The lines from the top of the material through the line with "const legendTextY = [449, 489, 527];" are to be set down exactly. Leave the pictures out.

## Start Data shown

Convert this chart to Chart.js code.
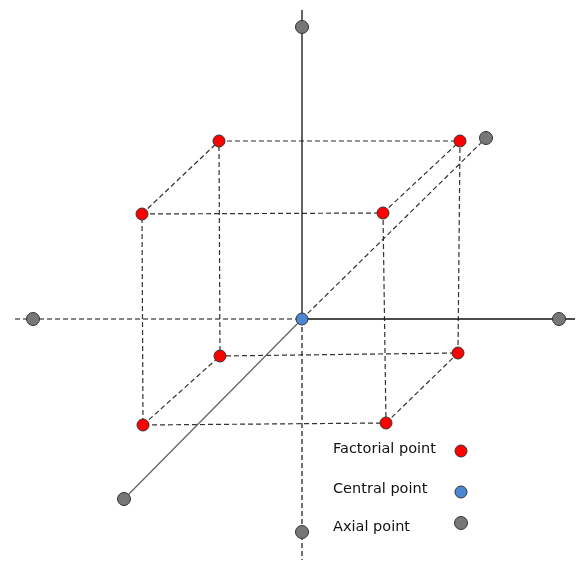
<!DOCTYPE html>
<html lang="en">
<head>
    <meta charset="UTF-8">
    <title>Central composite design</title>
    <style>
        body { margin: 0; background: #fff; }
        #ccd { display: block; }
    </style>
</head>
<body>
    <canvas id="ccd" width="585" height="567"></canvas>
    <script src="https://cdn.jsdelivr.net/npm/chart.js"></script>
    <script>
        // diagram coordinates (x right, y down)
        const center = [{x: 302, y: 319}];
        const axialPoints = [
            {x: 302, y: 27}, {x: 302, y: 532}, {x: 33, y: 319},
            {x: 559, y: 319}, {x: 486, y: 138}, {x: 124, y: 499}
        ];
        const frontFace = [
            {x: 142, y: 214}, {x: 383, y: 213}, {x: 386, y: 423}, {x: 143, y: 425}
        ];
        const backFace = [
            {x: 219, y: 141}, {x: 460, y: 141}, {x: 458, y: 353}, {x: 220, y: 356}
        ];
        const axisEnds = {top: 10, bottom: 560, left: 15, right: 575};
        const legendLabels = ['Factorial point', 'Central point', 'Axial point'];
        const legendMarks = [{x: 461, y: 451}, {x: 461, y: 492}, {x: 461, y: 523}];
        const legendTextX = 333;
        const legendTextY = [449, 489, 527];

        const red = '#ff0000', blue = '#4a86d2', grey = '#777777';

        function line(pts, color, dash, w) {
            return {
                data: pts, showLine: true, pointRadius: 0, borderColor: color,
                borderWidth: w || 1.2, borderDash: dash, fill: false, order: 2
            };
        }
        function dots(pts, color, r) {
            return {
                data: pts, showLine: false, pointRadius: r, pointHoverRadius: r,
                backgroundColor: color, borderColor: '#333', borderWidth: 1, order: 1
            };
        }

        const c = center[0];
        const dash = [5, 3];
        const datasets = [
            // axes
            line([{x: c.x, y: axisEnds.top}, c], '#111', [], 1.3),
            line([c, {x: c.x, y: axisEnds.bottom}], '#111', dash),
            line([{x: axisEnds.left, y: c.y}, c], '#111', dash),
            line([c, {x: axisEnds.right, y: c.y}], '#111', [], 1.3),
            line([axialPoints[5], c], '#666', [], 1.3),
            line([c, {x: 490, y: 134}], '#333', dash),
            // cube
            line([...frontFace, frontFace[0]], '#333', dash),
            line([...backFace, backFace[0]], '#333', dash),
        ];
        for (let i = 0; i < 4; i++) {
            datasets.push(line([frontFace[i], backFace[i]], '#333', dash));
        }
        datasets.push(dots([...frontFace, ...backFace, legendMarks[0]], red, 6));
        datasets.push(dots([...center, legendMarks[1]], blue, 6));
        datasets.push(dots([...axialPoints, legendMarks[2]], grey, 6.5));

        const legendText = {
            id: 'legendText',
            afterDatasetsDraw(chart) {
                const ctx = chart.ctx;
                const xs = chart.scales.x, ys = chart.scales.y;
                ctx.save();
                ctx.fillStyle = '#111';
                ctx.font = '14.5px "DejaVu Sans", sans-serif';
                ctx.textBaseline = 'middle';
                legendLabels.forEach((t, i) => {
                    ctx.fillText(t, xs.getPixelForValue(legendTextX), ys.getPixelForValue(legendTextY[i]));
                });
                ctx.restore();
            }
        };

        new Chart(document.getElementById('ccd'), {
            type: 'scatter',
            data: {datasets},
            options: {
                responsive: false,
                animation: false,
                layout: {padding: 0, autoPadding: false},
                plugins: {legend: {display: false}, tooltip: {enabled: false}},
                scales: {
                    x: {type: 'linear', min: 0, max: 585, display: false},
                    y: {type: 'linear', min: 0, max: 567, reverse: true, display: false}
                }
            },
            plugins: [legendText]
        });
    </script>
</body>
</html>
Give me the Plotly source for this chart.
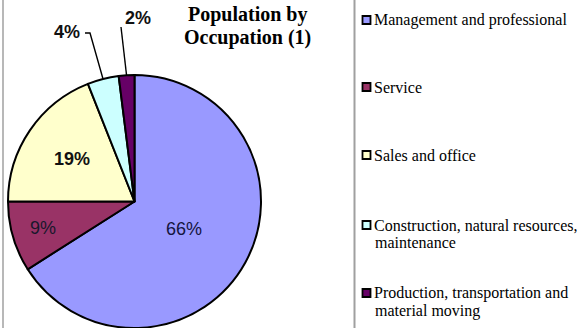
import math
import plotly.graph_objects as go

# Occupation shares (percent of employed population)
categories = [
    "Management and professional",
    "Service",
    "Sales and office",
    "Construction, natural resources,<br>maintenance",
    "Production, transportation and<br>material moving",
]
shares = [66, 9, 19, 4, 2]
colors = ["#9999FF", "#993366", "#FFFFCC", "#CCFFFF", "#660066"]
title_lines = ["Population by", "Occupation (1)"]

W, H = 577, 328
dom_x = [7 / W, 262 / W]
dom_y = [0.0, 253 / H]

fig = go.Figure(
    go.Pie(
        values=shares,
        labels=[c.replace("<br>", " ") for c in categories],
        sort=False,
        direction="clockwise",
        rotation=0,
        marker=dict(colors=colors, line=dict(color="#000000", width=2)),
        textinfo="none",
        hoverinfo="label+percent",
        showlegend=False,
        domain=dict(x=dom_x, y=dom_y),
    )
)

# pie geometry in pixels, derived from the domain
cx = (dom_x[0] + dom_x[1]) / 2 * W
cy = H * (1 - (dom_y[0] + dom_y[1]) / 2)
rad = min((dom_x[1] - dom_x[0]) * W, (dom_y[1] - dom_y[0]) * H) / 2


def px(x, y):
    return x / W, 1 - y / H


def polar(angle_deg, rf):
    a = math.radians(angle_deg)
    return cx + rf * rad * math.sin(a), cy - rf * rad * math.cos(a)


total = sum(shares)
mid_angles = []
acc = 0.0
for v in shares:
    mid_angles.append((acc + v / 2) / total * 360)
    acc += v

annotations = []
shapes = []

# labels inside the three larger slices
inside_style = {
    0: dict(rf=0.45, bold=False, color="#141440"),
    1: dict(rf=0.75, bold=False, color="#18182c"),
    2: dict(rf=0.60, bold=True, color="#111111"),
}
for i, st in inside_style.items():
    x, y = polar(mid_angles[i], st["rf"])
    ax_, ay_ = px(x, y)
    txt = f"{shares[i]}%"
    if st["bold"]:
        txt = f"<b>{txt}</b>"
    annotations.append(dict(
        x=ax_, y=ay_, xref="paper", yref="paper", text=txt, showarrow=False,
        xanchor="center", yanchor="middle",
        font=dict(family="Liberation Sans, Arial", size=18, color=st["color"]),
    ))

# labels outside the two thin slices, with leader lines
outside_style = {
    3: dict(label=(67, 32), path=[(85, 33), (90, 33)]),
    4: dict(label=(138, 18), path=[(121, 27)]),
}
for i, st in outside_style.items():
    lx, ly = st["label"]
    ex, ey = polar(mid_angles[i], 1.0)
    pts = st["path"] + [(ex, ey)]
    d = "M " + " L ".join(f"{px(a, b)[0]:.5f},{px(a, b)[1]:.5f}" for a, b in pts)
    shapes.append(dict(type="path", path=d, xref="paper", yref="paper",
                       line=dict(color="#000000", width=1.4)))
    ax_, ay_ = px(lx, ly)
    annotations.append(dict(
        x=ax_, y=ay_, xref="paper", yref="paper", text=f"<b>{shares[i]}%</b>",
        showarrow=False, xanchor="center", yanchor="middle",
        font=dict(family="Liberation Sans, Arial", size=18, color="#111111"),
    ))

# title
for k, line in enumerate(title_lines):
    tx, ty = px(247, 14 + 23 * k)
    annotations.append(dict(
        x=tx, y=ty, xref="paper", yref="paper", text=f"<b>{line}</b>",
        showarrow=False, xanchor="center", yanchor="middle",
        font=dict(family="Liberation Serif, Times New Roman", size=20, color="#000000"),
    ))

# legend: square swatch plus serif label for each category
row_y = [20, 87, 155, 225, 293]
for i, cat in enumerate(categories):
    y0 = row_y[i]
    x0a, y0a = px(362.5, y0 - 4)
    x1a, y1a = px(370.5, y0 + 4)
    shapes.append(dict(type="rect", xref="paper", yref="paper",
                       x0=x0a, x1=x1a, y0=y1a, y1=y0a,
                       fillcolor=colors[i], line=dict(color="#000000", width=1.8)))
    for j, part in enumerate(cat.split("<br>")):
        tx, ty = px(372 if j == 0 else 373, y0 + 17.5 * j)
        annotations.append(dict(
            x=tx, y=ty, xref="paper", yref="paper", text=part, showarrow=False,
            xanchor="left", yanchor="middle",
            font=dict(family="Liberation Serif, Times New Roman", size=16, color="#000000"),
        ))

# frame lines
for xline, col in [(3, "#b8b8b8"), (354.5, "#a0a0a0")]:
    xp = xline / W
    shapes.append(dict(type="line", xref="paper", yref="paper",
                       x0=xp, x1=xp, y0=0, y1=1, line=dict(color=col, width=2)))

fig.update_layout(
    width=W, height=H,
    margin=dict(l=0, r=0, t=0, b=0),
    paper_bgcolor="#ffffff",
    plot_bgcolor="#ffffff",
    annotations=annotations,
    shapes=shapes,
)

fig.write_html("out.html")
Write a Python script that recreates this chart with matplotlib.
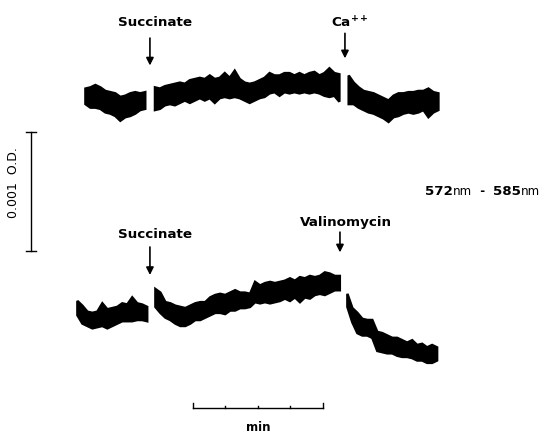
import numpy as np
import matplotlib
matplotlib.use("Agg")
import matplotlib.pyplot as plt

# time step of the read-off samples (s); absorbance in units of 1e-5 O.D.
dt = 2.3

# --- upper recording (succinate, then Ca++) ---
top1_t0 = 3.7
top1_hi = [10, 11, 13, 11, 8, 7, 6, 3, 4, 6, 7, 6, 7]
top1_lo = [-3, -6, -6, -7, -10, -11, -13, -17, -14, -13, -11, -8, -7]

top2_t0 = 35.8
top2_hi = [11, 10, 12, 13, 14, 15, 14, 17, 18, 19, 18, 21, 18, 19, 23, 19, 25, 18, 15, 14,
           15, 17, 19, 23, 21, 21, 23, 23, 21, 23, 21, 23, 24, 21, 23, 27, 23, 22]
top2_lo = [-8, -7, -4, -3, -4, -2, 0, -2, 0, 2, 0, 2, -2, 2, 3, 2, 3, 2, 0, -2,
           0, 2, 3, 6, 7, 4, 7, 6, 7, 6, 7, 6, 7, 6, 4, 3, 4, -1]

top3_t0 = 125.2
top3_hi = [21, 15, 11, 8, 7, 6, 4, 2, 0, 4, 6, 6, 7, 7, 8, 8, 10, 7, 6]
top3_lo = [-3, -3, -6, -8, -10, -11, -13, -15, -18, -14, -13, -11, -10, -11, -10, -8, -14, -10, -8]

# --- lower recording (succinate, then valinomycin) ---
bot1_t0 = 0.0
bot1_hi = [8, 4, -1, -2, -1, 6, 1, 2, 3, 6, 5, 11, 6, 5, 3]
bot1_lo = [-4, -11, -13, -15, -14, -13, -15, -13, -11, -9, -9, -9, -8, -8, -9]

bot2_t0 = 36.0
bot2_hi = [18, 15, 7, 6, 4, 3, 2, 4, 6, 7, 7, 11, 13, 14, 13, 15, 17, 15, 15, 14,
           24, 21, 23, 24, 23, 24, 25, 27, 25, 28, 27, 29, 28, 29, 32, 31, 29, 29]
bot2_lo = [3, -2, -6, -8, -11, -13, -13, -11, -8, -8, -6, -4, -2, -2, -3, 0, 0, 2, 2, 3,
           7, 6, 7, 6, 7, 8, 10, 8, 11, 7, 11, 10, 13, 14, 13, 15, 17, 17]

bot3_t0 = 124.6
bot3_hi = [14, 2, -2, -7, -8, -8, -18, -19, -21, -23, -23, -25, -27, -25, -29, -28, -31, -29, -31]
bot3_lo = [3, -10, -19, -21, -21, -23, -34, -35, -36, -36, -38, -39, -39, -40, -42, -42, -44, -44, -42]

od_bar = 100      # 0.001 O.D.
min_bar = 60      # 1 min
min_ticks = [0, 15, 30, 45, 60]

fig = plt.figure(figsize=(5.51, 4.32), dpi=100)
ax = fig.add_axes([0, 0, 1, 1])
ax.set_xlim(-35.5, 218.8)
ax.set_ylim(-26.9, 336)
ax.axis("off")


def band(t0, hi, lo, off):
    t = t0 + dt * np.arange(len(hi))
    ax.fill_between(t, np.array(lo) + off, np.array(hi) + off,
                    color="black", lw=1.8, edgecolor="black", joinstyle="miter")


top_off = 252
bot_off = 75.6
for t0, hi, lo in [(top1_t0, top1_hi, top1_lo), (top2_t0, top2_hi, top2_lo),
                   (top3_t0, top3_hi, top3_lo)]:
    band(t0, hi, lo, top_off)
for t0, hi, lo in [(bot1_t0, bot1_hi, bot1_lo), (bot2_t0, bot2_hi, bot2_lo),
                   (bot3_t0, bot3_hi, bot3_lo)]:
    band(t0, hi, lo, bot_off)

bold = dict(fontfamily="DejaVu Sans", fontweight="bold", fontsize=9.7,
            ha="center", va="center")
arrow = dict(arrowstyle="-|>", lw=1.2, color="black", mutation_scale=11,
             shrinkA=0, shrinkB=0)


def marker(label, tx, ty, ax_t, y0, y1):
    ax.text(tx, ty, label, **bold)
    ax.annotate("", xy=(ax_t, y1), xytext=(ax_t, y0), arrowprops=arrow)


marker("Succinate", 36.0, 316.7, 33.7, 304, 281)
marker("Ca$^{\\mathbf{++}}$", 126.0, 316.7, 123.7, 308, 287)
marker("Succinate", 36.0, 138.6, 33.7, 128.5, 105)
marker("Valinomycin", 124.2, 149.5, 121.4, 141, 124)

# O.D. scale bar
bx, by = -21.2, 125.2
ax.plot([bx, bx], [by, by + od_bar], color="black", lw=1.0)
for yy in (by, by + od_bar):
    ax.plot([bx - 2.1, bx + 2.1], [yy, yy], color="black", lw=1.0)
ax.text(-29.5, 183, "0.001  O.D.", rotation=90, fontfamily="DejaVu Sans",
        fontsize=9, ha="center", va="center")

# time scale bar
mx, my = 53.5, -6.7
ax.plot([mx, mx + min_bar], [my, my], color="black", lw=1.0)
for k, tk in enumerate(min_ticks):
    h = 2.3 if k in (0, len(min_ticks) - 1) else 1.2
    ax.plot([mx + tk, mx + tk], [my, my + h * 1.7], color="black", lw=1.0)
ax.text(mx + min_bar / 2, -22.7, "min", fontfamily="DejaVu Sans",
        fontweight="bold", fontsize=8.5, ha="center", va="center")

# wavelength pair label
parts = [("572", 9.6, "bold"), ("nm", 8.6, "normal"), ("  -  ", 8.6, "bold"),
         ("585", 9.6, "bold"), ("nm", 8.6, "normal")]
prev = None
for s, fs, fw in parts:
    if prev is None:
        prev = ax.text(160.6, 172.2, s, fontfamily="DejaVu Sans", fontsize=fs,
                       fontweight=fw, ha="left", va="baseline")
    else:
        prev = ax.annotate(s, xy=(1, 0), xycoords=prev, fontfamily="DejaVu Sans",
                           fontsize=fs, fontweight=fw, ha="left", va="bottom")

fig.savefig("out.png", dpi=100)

## End Data shown

• _Output below_:
Convert this chart to Chart.js code.
<!DOCTYPE html>
<html lang="en">
<head>
    <meta charset="UTF-8">
    <title>Central composite design</title>
    <style>
        body { margin: 0; background: #fff; }
        #ccd { display: block; }
    </style>
</head>
<body>
    <canvas id="ccd" width="585" height="567"></canvas>
    <script src="https://cdn.jsdelivr.net/npm/chart.js"></script>
    <script>
        // diagram coordinates (x right, y down)
        const center = [{x: 302, y: 319}];
        const axialPoints = [
            {x: 302, y: 27}, {x: 302, y: 532}, {x: 33, y: 319},
            {x: 559, y: 319}, {x: 486, y: 138}, {x: 124, y: 499}
        ];
        const frontFace = [
            {x: 142, y: 214}, {x: 383, y: 213}, {x: 386, y: 423}, {x: 143, y: 425}
        ];
        const backFace = [
            {x: 219, y: 141}, {x: 460, y: 141}, {x: 458, y: 353}, {x: 220, y: 356}
        ];
        const axisEnds = {top: 10, bottom: 560, left: 15, right: 575};
        const legendLabels = ['Factorial point', 'Central point', 'Axial point'];
        const legendMarks = [{x: 461, y: 451}, {x: 461, y: 492}, {x: 461, y: 523}];
        const legendTextX = 333;
        const legendTextY = [449, 489, 527];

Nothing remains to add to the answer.